Na nagraniu widać, że rosyjski dron pomimo ostrzału z karabinków wystartował i uderzył w pojazd, ale całe szczęście nie zdołał eksplodować.
Jest to już norma obecnego pola bitwy, a wykorzystanie dronów ciągle ewoluuje. Poza klasycznymi przypadkami przenoszącymi ładunki wybuchowe pojawiły się odmiany przenoszące termit zwane "smoczymi dronami", podkładające miny, a teraz także i modele będące w praktyce minami.
Dalsza część artykułu pod materiałem wideo
Drony FPV jako miny — groźna broń
Wykorzystanie dronów FPV jako min niesie ze sobą wiele zalet, z których pierwszą jest to, że są już obecne w strefie działań, a nie muszą dolatywać przykładowo z 5-10 kilometrów. Drugą jest efekt zaskoczenia potęgujący skuteczność, ponieważ wyłączone silniki wraz z wirnikami nie generują hałasu za wyjątkiem ostatnich sekund ataku.
Taka kierowana "mina", która może czekać na ofiarę nawet kilka dni, jest szczególnie użyteczna w przypadku rozstawienia na drogach na zapleczu logistycznym przeciwnika. Takie "aktywne pole minowe" znacznie ułatwia polowanie na pojazdy dowożące na wysunięte pozycje obronne żywość, amunicję, broń czy uzupełnienia osobowe.

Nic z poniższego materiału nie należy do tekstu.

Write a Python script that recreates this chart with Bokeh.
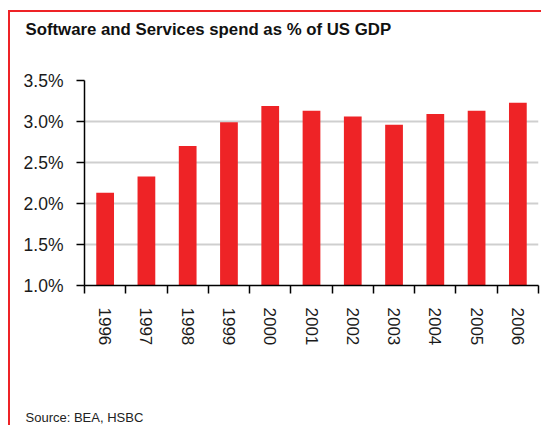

Z kolei minusem jest ograniczony czas aktywności takiej "miny", ponieważ nawet w trybie oszczędzania energii pokładowa bateria kiedyś się wyczerpie. Co prawda Rosjanie zdają się w części przypadków montować panele fotowoltaiczne mogące znacznie wydłużyć użyteczność takiego drona kosztem jego wykrywalności, ponieważ panele słoneczne mają często błyszczącą powierzchnię.